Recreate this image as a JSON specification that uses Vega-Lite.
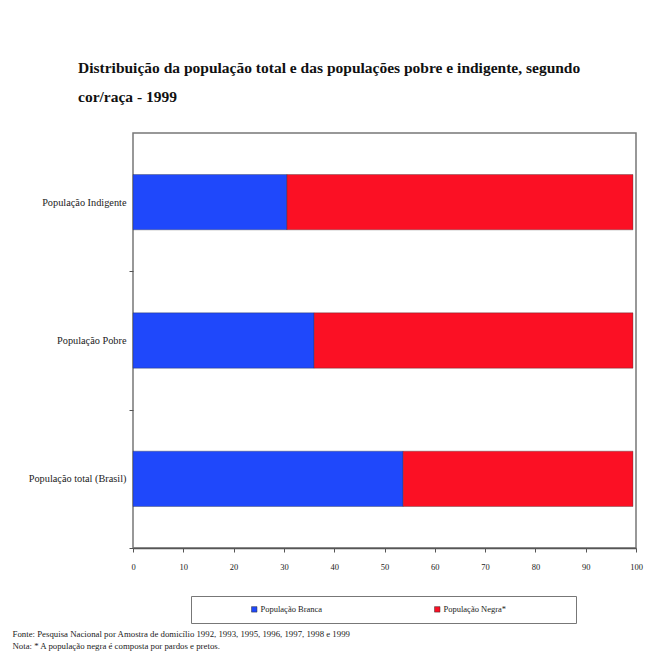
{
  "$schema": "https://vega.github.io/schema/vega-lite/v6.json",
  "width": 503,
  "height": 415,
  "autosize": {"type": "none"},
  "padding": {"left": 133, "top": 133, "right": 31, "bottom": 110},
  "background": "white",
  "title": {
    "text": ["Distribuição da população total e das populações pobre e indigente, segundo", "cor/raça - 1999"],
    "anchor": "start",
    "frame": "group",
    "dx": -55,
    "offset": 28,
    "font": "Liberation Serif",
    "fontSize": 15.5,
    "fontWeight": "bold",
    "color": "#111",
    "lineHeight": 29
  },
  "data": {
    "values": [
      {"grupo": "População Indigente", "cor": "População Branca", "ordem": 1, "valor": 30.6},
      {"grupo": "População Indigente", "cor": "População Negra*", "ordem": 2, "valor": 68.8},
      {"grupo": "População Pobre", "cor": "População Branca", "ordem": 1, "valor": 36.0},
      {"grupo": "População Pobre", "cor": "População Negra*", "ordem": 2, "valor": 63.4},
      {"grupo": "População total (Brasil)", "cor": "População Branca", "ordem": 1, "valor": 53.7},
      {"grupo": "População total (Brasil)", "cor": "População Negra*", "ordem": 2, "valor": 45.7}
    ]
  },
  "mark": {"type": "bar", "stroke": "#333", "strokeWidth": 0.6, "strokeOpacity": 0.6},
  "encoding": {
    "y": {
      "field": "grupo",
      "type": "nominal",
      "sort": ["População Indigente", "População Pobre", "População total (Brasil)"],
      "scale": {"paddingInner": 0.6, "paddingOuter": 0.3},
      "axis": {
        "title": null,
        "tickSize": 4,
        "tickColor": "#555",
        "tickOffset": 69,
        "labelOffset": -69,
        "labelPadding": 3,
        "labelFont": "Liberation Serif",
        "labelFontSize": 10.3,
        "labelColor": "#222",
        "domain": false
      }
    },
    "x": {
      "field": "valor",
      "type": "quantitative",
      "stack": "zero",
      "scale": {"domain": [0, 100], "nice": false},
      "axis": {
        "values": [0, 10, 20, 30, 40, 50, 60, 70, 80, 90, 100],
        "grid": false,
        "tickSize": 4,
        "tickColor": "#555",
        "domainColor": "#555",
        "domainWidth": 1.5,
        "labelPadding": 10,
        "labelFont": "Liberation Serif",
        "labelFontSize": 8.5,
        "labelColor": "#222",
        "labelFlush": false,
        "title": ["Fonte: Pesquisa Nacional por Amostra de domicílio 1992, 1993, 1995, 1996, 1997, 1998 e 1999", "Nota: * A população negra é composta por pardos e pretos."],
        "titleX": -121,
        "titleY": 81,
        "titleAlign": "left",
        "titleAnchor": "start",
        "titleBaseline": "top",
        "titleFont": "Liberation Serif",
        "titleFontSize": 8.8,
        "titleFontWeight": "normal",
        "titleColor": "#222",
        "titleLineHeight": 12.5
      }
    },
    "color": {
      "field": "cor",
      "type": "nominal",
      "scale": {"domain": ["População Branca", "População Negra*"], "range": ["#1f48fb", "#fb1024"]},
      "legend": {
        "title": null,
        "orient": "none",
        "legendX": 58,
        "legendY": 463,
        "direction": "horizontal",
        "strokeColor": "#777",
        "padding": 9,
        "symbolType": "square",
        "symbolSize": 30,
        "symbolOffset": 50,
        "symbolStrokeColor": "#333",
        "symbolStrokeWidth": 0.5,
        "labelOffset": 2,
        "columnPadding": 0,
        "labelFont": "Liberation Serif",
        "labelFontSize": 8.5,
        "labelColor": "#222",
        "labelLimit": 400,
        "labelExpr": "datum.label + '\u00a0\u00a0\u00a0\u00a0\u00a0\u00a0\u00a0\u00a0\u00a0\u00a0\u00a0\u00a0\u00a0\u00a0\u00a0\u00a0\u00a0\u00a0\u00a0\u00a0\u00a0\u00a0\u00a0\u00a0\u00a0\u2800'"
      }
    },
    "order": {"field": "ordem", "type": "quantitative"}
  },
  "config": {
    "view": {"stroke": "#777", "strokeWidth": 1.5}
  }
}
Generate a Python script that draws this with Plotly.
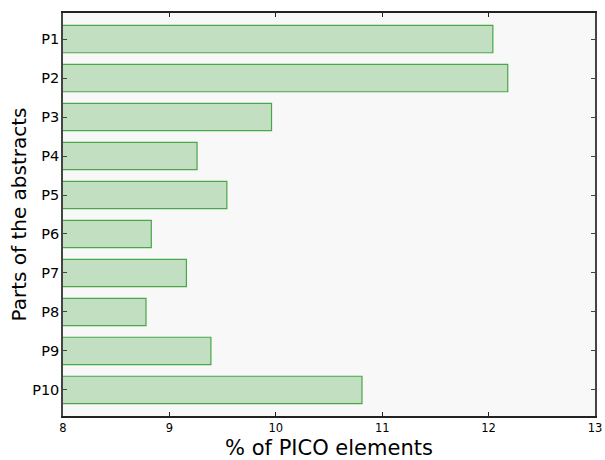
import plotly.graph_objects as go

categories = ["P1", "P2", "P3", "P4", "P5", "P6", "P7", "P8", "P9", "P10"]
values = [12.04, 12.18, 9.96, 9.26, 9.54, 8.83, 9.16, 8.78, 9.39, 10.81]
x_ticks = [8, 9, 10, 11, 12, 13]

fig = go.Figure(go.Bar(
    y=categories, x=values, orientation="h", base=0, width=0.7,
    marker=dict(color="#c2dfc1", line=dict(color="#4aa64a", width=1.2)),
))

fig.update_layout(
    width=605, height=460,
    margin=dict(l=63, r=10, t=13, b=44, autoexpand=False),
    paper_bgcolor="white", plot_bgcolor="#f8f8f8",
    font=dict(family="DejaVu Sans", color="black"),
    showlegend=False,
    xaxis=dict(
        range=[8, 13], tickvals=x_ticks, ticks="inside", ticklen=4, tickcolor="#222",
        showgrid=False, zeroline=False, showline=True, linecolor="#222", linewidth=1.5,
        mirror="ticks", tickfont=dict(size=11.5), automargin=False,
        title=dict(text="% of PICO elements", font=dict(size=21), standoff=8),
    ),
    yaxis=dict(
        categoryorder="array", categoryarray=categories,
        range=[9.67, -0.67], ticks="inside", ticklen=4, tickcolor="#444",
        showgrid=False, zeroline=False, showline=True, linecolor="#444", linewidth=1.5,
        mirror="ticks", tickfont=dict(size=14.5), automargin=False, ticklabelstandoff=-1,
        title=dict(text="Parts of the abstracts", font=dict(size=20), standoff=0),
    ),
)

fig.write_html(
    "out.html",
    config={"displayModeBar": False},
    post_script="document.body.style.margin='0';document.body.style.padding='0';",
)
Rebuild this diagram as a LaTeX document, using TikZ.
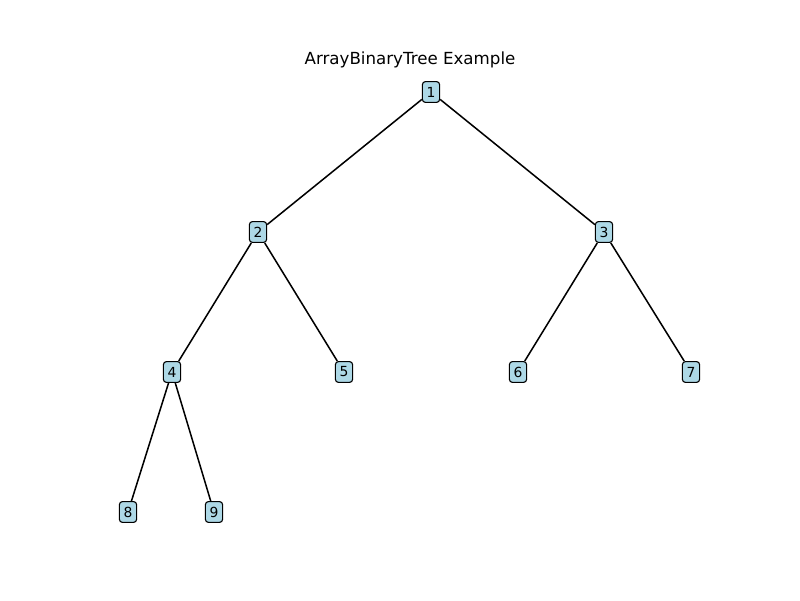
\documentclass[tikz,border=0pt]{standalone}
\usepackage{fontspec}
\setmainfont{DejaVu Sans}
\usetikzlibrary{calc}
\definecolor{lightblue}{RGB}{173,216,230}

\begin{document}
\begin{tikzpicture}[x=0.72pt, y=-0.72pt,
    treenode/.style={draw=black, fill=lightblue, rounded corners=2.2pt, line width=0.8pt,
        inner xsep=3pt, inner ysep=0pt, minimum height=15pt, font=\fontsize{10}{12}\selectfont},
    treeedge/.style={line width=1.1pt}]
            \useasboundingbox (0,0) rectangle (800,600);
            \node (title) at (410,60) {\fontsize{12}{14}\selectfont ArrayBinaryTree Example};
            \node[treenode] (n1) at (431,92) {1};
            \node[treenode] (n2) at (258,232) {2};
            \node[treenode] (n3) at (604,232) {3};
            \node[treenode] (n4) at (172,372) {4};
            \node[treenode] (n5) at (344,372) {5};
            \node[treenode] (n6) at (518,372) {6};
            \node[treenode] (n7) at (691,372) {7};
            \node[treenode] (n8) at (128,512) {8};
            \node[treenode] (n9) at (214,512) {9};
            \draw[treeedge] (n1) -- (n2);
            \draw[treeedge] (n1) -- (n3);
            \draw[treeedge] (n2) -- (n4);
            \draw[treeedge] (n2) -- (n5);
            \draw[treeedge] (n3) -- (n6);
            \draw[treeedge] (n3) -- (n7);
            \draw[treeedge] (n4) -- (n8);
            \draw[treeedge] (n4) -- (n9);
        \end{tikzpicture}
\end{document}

### The task
Using the material above, retype each entry exactly and omit the pictures.

### Response to this exercise
Recreate this image as a JSON specification that uses Vega-Lite.
{
  "$schema": "https://vega.github.io/schema/vega-lite/v6.json",
  "width": 503,
  "height": 415,
  "autosize": {"type": "none"},
  "padding": {"left": 133, "top": 133, "right": 31, "bottom": 110},
  "background": "white",
  "title": {
    "text": ["Distribuição da população total e das populações pobre e indigente, segundo", "cor/raça - 1999"],
    "anchor": "start",
    "frame": "group",
    "dx": -55,
    "offset": 28,
    "font": "Liberation Serif",
    "fontSize": 15.5,
    "fontWeight": "bold",
    "color": "#111",
    "lineHeight": 29
  },
  "data": {
    "values": [
      {"grupo": "População Indigente", "cor": "População Branca", "ordem": 1, "valor": 30.6},
      {"grupo": "População Indigente", "cor": "População Negra*", "ordem": 2, "valor": 68.8},
      {"grupo": "População Pobre", "cor": "População Branca", "ordem": 1, "valor": 36.0},
      {"grupo": "População Pobre", "cor": "População Negra*", "ordem": 2, "valor": 63.4},
      {"grupo": "População total (Brasil)", "cor": "População Branca", "ordem": 1, "valor": 53.7},
      {"grupo": "População total (Brasil)", "cor": "População Negra*", "ordem": 2, "valor": 45.7}
    ]
  },
  "mark": {"type": "bar", "stroke": "#333", "strokeWidth": 0.6, "strokeOpacity": 0.6},
  "encoding": {
    "y": {
      "field": "grupo",
      "type": "nominal",
      "sort": ["População Indigente", "População Pobre", "População total (Brasil)"],
      "scale": {"paddingInner": 0.6, "paddingOuter": 0.3},
      "axis": {
        "title": null,
        "tickSize": 4,
        "tickColor": "#555",
        "tickOffset": 69,
        "labelOffset": -69,
        "labelPadding": 3,
        "labelFont": "Liberation Serif",
        "labelFontSize": 10.3,
        "labelColor": "#222",
        "domain": false
      }
    },
    "x": {
      "field": "valor",
      "type": "quantitative",
      "stack": "zero",
      "scale": {"domain": [0, 100], "nice": false},
      "axis": {
        "values": [0, 10, 20, 30, 40, 50, 60, 70, 80, 90, 100],
        "grid": false,
        "tickSize": 4,
        "tickColor": "#555",
        "domainColor": "#555",
        "domainWidth": 1.5,
        "labelPadding": 10,
        "labelFont": "Liberation Serif",
        "labelFontSize": 8.5,
        "labelColor": "#222",
        "labelFlush": false,
        "title": ["Fonte: Pesquisa Nacional por Amostra de domicílio 1992, 1993, 1995, 1996, 1997, 1998 e 1999", "Nota: * A população negra é composta por pardos e pretos."],
        "titleX": -121,
        "titleY": 81,
        "titleAlign": "left",
        "titleAnchor": "start",
        "titleBaseline": "top",
        "titleFont": "Liberation Serif",
        "titleFontSize": 8.8,
        "titleFontWeight": "normal",
        "titleColor": "#222",
        "titleLineHeight": 12.5
      }
    },
    "color": {
      "field": "cor",
      "type": "nominal",
      "scale": {"domain": ["População Branca", "População Negra*"], "range": ["#1f48fb", "#fb1024"]},
      "legend": {
        "title": null,
        "orient": "none",
        "legendX": 58,
        "legendY": 463,
        "direction": "horizontal",
        "strokeColor": "#777",
        "padding": 9,
        "symbolType": "square",
        "symbolSize": 30,
        "symbolOffset": 50,
        "symbolStrokeColor": "#333",
        "symbolStrokeWidth": 0.5,
        "labelOffset": 2,
        "columnPadding": 0,
        "labelFont": "Liberation Serif",
        "labelFontSize": 8.5,
        "labelColor": "#222",
        "labelLimit": 400,
        "labelExpr": "datum.label + '\u00a0\u00a0\u00a0\u00a0\u00a0\u00a0\u00a0\u00a0\u00a0\u00a0\u00a0\u00a0\u00a0\u00a0\u00a0\u00a0\u00a0\u00a0\u00a0\u00a0\u00a0\u00a0\u00a0\u00a0\u00a0\u2800'"
      }
    },
    "order": {"field": "ordem", "type": "quantitative"}
  },
  "config": {
    "view": {"stroke": "#777", "strokeWidth": 1.5}
  }
}
Generate a Python script that draws this with Plotly.
import plotly.graph_objects as go

categories = ["P1", "P2", "P3", "P4", "P5", "P6", "P7", "P8", "P9", "P10"]
values = [12.04, 12.18, 9.96, 9.26, 9.54, 8.83, 9.16, 8.78, 9.39, 10.81]
x_ticks = [8, 9, 10, 11, 12, 13]

fig = go.Figure(go.Bar(
    y=categories, x=values, orientation="h", base=0, width=0.7,
    marker=dict(color="#c2dfc1", line=dict(color="#4aa64a", width=1.2)),
))

fig.update_layout(
    width=605, height=460,
    margin=dict(l=63, r=10, t=13, b=44, autoexpand=False),
    paper_bgcolor="white", plot_bgcolor="#f8f8f8",
    font=dict(family="DejaVu Sans", color="black"),
    showlegend=False,
    xaxis=dict(
        range=[8, 13], tickvals=x_ticks, ticks="inside", ticklen=4, tickcolor="#222",
        showgrid=False, zeroline=False, showline=True, linecolor="#222", linewidth=1.5,
        mirror="ticks", tickfont=dict(size=11.5), automargin=False,
        title=dict(text="% of PICO elements", font=dict(size=21), standoff=8),
    ),
    yaxis=dict(
        categoryorder="array", categoryarray=categories,
        range=[9.67, -0.67], ticks="inside", ticklen=4, tickcolor="#444",
        showgrid=False, zeroline=False, showline=True, linecolor="#444", linewidth=1.5,
        mirror="ticks", tickfont=dict(size=14.5), automargin=False, ticklabelstandoff=-1,
        title=dict(text="Parts of the abstracts", font=dict(size=20), standoff=0),
    ),
)

fig.write_html(
    "out.html",
    config={"displayModeBar": False},
    post_script="document.body.style.margin='0';document.body.style.padding='0';",
)
Rebuild this diagram as a LaTeX document, using TikZ.
\documentclass[tikz,border=0pt]{standalone}
\usepackage{fontspec}
\setmainfont{DejaVu Sans}
\usetikzlibrary{calc}
\definecolor{lightblue}{RGB}{173,216,230}

\begin{document}
\begin{tikzpicture}[x=0.72pt, y=-0.72pt,
    treenode/.style={draw=black, fill=lightblue, rounded corners=2.2pt, line width=0.8pt,
        inner xsep=3pt, inner ysep=0pt, minimum height=15pt, font=\fontsize{10}{12}\selectfont},
    treeedge/.style={line width=1.1pt}]
            \useasboundingbox (0,0) rectangle (800,600);
            \node (title) at (410,60) {\fontsize{12}{14}\selectfont ArrayBinaryTree Example};
            \node[treenode] (n1) at (431,92) {1};
            \node[treenode] (n2) at (258,232) {2};
            \node[treenode] (n3) at (604,232) {3};
            \node[treenode] (n4) at (172,372) {4};
            \node[treenode] (n5) at (344,372) {5};
            \node[treenode] (n6) at (518,372) {6};
            \node[treenode] (n7) at (691,372) {7};
            \node[treenode] (n8) at (128,512) {8};
            \node[treenode] (n9) at (214,512) {9};
            \draw[treeedge] (n1) -- (n2);
            \draw[treeedge] (n1) -- (n3);
            \draw[treeedge] (n2) -- (n4);
            \draw[treeedge] (n2) -- (n5);
            \draw[treeedge] (n3) -- (n6);
            \draw[treeedge] (n3) -- (n7);
            \draw[treeedge] (n4) -- (n8);
            \draw[treeedge] (n4) -- (n9);
        \end{tikzpicture}
\end{document}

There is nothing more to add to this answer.